It’s All In The Mind
No matter how far from the ideal you perceive yourself to be right now, according to your current stage in the process of realising and actualising the totality of who you really are, which after all, considering how multi-faceted you are, is no mean feat, you are, contrary to any or all negative judgements about yourself, doing the very best you possibly can right now – and if that falls short of the mark as you or others believe the mark to be, then all it proves is that like everyone else, you’re all too human.
So start the healing process here and now by reminding yourself you’re all too human and that’s precisely how a human is meant to be. Everyone has fault lines. Everyone has distortions. Everyone has failings. Everyone has weaknesses. Everyone has dark corners they’re ashamed or afraid to expose to the light of day. Everyone falls short of the mark. That’s the human condition.
And while striving for or aspiring to perfection is a laudable though unrealistic strategy, you must bear in mind perfection is only a concept you’ve constructed in your imagination, mostly based on (your notion of) other people’s predicates (parents, teachers, friends, partners, children, the media etc) and as such doesn’t actually exist.
However, from the point of view of that which creates you in the first place: the Tao, the Great Movement, Nature or whatever you want to call it, you are perfect exactly as you are, including all the aspects you find unacceptable and if you could stop giving yourself such a hard time for being you, you would not only be able to enjoy being around a lot more, hence inspire others to enjoy themselves likewise (we teach best by example), but would actually grow in your perfection, specifically along the very lines you would have made resolutions about 16 days ago.
That’s how the magic works.
po;liukjccept yourself for being what and who you are. Love yourself for being that and bit by bit, those aspects of you which cause disharmony in your life and make things more difficult for you, will spontaneously heal themselves – but they can only truly heal themselves in a milieu of acceptance and love.
And the way to engender this milieu of acceptance and love, though you’d imagine would be highly complex, is in fact simple: breathe.
Breathe slowly, evenly, rhythmically, smoothly, uninterruptedly, softly, deeply, easily, effortlessly, freely and enjoyably, without ever holding your breath at any time, except say when underwater for a long time without breathing apparatus or when passing through an area filled with noxious fumes.
Try it now and you’ll instantly find yourself accepting where and who you are and if you start liking the feeling, augment it by simultaneously dropping your shoulders, relaxing your muscles, softening your face and chest, sinking your weight into your lower abdomen, lengthening your spine and drawing your mind back into the centre of your skull as opposed to leaving it up front in your eyeballs and forebrain (where it gets pulled this way and that by all the distractions of the external world and the emotions these elicit in your belly and chest).
Hence the Taoist dictum: healing consists of breathing and acceptance.

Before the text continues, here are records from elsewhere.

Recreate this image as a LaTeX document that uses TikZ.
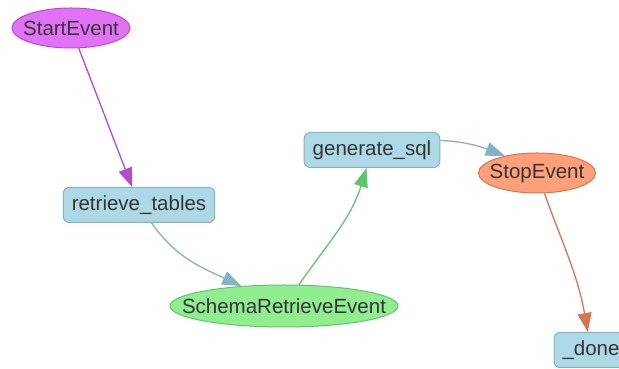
\documentclass[tikz,border=0pt]{standalone}
\usepackage{fontspec}
\setmainfont{Liberation Sans}
\usetikzlibrary{arrows.meta,shapes.geometric}
\definecolor{stepBlue}{RGB}{173,216,230}
\definecolor{stepBlueDark}{RGB}{132,178,196}
\definecolor{startPurple}{RGB}{226,114,245}
\definecolor{startPurpleDark}{RGB}{178,76,206}
\definecolor{stopSalmon}{RGB}{255,160,122}
\definecolor{stopSalmonDark}{RGB}{212,118,78}
\definecolor{evGreen}{RGB}{144,238,144}
\definecolor{evGreenDark}{RGB}{96,196,108}
\definecolor{labelGray}{RGB}{52,52,52}
\newcommand{\evlabel}[1]{\makebox[0pt]{#1}}

\begin{document}
\begin{tikzpicture}[x=1pt,y=1pt,
  every node/.style={font=\fontsize{20.5}{24}\selectfont, text=labelGray},
  stepbox/.style={draw=stepBlueDark, fill=stepBlue, line width=1pt, rounded corners=6pt,
    minimum height=35pt, inner xsep=8.5pt, inner ysep=0pt},
  evnode/.style={ellipse, line width=1pt, inner sep=0pt},
  flow/.style={line width=1.3pt, -{Triangle[length=19pt,width=14pt]}}]
\useasboundingbox (0,0) rectangle (619,369);

% nodes
\node[evnode, draw=startPurpleDark, fill=startPurple, minimum width=118pt, minimum height=40pt] (startev) at (71,341) {\evlabel{StartEvent}};
\node[stepbox] (retrieve) at (139,164) {retrieve\_tables};
\node[evnode, draw=evGreenDark, fill=evGreen, minimum width=228pt, minimum height=42pt] (schemaev) at (284,63) {\evlabel{SchemaRetrieveEvent}};
\node[stepbox] (gensql) at (372,219) {generate\_sql};
\node[evnode, draw=stopSalmonDark, fill=stopSalmon, minimum width=117pt, minimum height=40pt] (stopev) at (537,196) {\evlabel{StopEvent}};
\node[stepbox] (done) at (591,19) {\_done};

% edges
\draw[flow, startPurpleDark] (startev) -- (retrieve);
\draw[flow, stepBlueDark] (retrieve) to[out=-55,in=155] (schemaev);
\draw[flow, evGreenDark] (schemaev) to[out=55,in=-107] (gensql);
\draw[flow, stepBlueDark] (gensql.8) to[out=-3,in=159] (stopev.152);
\draw[flow, stopSalmonDark] (stopev) to[out=-70,in=100] (done);
\end{tikzpicture}
\end{document}
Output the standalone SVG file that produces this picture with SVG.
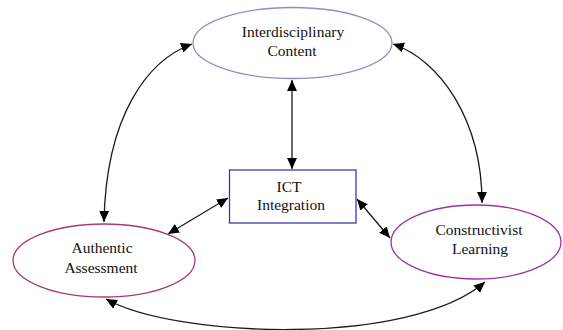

However to keep that up and thereby desist from giving yourself a hard time is easier said than done, as you no doubt already know. This is because as a human you naturally tend to addict yourself to any state of being that recurs with enough frequency to become familiar, whether that state is pleasurable or painful, so in other words, as much as you addict yourself to pleasure, which essentially consists in loving who you are in the moment, no matter the external stimulus, you also addict yourself to pain, which essentially consists in not loving who you are in the moment.
And the only viable effective way through that is to hold fast to the intention to heal (yourself and by extension, others) and discipline yourself over time to remember to keep breathing consistently as above, through both the pleasure and the pain.
Are you breathing or just reading?
You can help yourself remember by saying out loud in tones both compassionate and encouraging, ‘breathe – just breathe,’ and then hearing yourself saying it repeatedly in your head along with whatever else you’re saying – slip it in between each sentence you think or say – in between each paragraph and between each chapter break – breathe, just breathe.
After a while – anything from five minutes to five years, you’ll feel remarkably different about your entire life from this one simple yet fundamental action.
And that, as the world manoeuvres itself into another round of geopolitical upheaval is the soundest advice I am able to proffer this fine day.
And may today be as fine as a day can be – in fact may this be the finest week you can ever remember – there’s no real reason why not – it’s all in the mind.